Beaucoup d'experts s'accordent sur le fait que la richesse dans nos pays est « concentrée entre les mains d'un groupe social par rapport aux autres groupes sociaux qui participent à la richesse nationale », que l'écart entre les bas et les hauts salaires s'est énormément élargi. Une grosse partie de la population se trouve «exclue de cette redistribution». Ce qui rejoint les analyses récentes de J. Stiglitz ( ) pour qui la répartition des richesses dans certains pays en voie de développement n'est pas déterminée par des arbitrages minutieux entre égalité et efficacité. « Elle n'est pas définie en vertu des principes de la justice sociale ; elle résulte de la force brute. La richesse donne du pouvoir, et ce pouvoir permet à la classe dominante de garder la richesse. ». Il s'agit donc d'un véritable problème de redistribution qui se pose, et par conséquent d'injustice à corriger.

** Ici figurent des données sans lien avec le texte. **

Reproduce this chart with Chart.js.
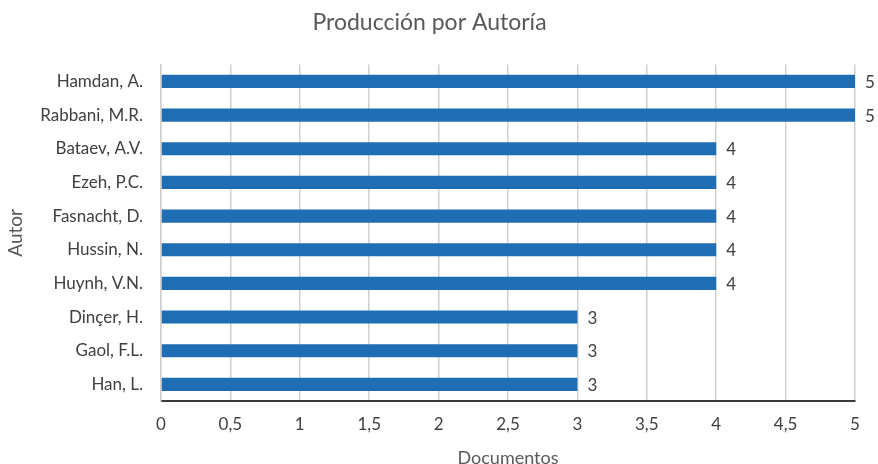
<!DOCTYPE html>
<html>
<head>
<meta charset="utf-8">
<script src="https://cdn.jsdelivr.net/npm/chart.js@4/dist/chart.umd.min.js"></script>
<style>
  html, body { margin: 0; padding: 0; background: #fff; }
  #wrap { width: 878px; height: 464px; }
</style>
</head>
<body>
<div id="wrap"><canvas id="authorChart"></canvas></div>
<script>
// ====== Data ======
const authors = [
  "Hamdan, A.", "Rabbani, M.R.", "Bataev, A.V.", "Ezeh, P.C.", "Fasnacht, D.",
  "Hussin, N.", "Huynh, V.N.", "Dinçer, H.", "Gaol, F.L.", "Han, L."
];
const documents = [5, 5, 4, 4, 4, 4, 4, 3, 3, 3];

const FONT = "Lato, 'Open Sans', sans-serif";
const TEXT = "#595959";

// ====== Value labels next to each bar ======
const barValueLabels = {
  id: "barValueLabels",
  afterDatasetsDraw(chart) {
    const ctx = chart.ctx;
    const meta = chart.getDatasetMeta(0);
    ctx.save();
    ctx.font = "17px " + FONT;
    ctx.fillStyle = "#404040";
    ctx.textAlign = "left";
    ctx.textBaseline = "middle";
    meta.data.forEach((bar, i) => {
      ctx.fillText(String(documents[i]), bar.x + 10, bar.y + 1);
    });
    ctx.restore();
  },
};

// ====== Chart ======
const chartCtx = document.getElementById("authorChart");
new Chart(chartCtx, {
  type: "bar",
  data: {
    labels: authors,
    datasets: [
      {
        data: documents,
        backgroundColor: "#1f6db5",
        barPercentage: 0.39,
        categoryPercentage: 1,
      },
    ],
  },
  options: {
    indexAxis: "y",
    responsive: true,
    maintainAspectRatio: false,
    animation: false,
    layout: { padding: { left: 4, right: 23, top: 9, bottom: -4 } },
    plugins: {
      legend: { display: false },
      tooltip: { enabled: false },
      title: {
        display: true,
        text: "Producción por Autoría",
        color: TEXT,
        font: { family: FONT, size: 23, weight: "normal" },
        padding: { top: 0, bottom: 28 },
      },
    },
    scales: {
      x: {
        min: 0,
        max: 5,
        ticks: {
          stepSize: 0.5,
          color: "#404040",
          padding: 15,
          font: { family: FONT, size: 17, lineHeight: 1 },
          callback: (v) => String(v).replace(".", ","),
        },
        grid: { color: "#d0d0d0", lineWidth: 1.5, drawTicks: false },
        border: { color: "#3a3a3a", width: 2 },
        title: {
          display: true,
          text: "Documentos",
          color: TEXT,
          font: { family: FONT, size: 18, lineHeight: 1.1 },
          padding: { top: 0, bottom: 0 },
        },
      },
      y: {
        ticks: {
          color: "#404040",
          padding: 18,
          font: { family: FONT, size: 17 },
        },
        grid: { display: false, drawTicks: false },
        border: { color: "#d0d0d0", width: 1.5 },
        title: {
          display: true,
          text: "Autor",
          color: TEXT,
          font: { family: FONT, size: 19 },
          padding: { top: 0, bottom: 0 },
        },
        afterFit(scale) {
          scale.width = 157;
        },
      },
    },
  },
  plugins: [barValueLabels],
});
</script>
</body>
</html>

La justice sociale est certes un idéal que l'humanité recherche depuis que le monde existe. On peut considérer qu'il s'agit d'une utopie. A l'inverse, l'injustice sociale constitue une réalité qui se trouve au cœur de nombreux courants de pensée, d'innombrables travaux de recherche en sciences sociales et qui a été à l'origine de mouvements historiques et de révolutions.

Conclusion

La réalisation d'une prospérité basée sur la croissance inclusive, ainsi que d'un développement mené par les populations et qui libère le potentiel des femmes et des jeunes, sont des aspirations majeures pour notre pays et au-delà pour de nombreux pays à travers le monde notamment en Afrique. Et qu'on ne nous dise surtout pas que c'est la doctrine égalitariste prônée par nos dirigeants depuis l'indépendance du pays, mais totalement dévoyée au regard des faits, qui est au principe de l'échec de nos stratégies de développement.